_WHAT TO DO:_
Repeat exactly the lines running from the first line of the data to the line containing "import plotly.graph_objects as go", both ends included, and nothing else; drop the pictures.

▬▬▬▬▬▬▬▬▬▬

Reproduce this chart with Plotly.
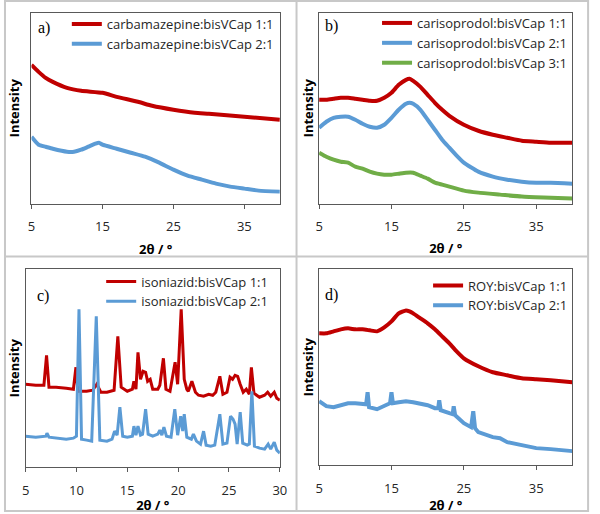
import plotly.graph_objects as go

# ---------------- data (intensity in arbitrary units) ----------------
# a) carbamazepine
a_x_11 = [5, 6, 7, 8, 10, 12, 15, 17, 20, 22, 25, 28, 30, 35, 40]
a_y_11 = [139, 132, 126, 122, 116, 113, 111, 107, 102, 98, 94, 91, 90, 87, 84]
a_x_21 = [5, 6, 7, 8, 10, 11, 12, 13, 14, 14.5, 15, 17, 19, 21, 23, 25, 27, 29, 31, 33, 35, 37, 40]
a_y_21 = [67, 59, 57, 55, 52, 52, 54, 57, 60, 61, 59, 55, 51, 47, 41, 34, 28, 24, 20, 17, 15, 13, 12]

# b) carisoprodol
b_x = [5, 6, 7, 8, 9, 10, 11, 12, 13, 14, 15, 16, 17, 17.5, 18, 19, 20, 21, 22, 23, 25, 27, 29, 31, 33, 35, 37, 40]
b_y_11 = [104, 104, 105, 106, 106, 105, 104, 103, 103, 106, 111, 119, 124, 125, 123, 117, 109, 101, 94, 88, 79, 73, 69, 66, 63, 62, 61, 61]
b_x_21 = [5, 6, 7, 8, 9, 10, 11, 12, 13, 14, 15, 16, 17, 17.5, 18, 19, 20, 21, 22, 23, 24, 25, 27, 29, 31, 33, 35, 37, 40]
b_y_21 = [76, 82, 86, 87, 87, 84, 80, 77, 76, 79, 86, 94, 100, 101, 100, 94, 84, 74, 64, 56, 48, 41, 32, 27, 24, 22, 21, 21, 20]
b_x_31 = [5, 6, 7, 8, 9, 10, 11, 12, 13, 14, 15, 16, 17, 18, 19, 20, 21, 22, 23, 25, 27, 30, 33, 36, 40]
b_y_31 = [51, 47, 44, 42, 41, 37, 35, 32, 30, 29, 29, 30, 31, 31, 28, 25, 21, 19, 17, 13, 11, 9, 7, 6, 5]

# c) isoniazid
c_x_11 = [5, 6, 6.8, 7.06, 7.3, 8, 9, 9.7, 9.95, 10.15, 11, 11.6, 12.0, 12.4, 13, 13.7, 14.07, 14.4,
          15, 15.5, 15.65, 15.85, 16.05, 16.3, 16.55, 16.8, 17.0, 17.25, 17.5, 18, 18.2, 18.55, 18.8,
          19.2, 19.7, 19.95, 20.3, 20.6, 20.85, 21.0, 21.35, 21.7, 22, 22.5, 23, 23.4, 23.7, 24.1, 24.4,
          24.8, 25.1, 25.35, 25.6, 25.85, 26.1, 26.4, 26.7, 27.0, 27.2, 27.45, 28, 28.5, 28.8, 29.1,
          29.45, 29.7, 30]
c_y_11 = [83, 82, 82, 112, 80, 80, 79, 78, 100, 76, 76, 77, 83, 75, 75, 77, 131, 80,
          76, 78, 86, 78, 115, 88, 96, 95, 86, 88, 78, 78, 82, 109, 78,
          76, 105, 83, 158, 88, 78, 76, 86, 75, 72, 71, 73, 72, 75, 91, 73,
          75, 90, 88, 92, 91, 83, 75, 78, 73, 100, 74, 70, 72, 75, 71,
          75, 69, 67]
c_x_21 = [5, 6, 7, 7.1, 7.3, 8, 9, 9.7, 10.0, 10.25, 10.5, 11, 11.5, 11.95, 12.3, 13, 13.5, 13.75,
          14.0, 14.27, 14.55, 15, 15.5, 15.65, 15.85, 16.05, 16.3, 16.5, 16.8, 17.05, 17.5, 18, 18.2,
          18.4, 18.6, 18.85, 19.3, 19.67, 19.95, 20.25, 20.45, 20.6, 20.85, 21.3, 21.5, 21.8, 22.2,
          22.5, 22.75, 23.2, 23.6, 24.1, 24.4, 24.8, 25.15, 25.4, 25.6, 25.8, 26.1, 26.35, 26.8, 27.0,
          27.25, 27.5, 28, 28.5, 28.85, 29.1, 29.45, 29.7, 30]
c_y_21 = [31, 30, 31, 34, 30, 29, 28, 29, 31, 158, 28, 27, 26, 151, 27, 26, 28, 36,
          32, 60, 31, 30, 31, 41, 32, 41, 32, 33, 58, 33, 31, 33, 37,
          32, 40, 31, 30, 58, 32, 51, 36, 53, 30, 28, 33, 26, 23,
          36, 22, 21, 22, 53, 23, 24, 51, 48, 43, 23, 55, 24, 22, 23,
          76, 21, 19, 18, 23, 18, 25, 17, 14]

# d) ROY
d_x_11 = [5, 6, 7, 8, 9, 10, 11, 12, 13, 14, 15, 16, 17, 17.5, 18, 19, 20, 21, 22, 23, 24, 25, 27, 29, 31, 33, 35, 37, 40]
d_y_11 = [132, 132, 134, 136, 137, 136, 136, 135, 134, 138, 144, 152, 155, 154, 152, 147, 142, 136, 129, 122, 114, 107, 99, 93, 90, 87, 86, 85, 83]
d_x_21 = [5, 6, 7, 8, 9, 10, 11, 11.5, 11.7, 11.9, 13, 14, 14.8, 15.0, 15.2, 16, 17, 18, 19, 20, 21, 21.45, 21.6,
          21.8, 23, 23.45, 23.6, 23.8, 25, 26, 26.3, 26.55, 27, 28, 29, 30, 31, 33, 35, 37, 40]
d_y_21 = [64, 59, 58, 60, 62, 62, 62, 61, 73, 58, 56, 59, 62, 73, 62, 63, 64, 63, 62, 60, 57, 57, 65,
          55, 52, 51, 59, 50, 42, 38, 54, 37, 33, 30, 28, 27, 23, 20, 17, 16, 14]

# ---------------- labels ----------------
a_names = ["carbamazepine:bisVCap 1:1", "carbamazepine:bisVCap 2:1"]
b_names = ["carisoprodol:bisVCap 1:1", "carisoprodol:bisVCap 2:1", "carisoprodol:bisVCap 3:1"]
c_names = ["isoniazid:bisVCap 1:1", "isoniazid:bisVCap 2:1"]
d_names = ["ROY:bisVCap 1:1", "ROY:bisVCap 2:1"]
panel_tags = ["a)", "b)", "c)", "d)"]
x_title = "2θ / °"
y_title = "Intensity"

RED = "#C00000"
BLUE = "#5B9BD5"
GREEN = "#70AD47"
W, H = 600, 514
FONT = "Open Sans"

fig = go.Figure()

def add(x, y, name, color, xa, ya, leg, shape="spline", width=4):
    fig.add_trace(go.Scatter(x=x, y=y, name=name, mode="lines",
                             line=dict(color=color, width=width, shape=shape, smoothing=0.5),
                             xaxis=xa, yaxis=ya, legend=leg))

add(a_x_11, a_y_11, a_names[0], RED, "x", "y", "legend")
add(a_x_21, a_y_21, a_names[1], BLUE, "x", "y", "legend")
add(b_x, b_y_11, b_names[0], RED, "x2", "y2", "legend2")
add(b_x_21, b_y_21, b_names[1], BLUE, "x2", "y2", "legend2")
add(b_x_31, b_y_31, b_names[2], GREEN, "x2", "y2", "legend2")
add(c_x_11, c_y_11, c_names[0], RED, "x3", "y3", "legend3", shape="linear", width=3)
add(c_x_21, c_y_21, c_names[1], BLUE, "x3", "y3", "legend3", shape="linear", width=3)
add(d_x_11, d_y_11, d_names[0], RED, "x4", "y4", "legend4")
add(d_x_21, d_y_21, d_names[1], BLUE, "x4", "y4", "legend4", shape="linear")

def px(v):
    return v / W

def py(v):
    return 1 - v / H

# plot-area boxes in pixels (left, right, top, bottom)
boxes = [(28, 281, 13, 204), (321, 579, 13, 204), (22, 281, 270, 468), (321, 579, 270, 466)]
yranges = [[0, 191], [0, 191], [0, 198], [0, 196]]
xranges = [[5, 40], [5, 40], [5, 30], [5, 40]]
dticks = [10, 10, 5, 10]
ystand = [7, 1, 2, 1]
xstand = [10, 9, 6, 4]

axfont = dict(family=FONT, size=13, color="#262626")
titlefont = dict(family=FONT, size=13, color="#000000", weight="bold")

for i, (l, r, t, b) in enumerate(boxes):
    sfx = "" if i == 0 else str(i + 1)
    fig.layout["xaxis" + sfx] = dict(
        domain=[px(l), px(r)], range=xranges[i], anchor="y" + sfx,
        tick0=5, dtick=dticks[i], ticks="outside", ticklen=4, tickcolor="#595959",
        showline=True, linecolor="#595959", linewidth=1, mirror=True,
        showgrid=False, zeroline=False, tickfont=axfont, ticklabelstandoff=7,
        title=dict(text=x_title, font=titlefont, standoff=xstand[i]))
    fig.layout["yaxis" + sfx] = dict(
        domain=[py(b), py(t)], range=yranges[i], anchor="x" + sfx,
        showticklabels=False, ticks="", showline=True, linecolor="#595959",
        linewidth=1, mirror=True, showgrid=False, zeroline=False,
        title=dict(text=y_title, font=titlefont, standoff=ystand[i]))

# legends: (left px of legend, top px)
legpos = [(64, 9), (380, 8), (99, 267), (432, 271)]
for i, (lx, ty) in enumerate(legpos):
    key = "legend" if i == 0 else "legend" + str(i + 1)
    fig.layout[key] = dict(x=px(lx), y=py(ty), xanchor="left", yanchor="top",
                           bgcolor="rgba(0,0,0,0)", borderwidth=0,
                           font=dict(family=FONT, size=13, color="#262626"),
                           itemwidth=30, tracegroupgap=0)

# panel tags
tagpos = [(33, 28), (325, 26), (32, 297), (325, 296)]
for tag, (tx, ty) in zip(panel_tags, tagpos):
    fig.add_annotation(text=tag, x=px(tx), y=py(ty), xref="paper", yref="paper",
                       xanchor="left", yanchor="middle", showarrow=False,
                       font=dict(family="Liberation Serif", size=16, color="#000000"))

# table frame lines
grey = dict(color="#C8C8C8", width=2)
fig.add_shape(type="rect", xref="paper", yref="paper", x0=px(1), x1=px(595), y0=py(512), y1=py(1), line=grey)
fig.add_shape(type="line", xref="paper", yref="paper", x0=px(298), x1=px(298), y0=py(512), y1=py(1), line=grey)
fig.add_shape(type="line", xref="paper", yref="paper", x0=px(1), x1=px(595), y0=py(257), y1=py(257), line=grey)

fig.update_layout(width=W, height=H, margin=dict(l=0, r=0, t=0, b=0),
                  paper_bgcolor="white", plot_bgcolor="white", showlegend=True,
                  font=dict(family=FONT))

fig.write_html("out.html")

▬▬▬▬▬▬▬▬▬▬

_FINAL RESULT:_
Reproduce this chart with Plotly.
import plotly.graph_objects as go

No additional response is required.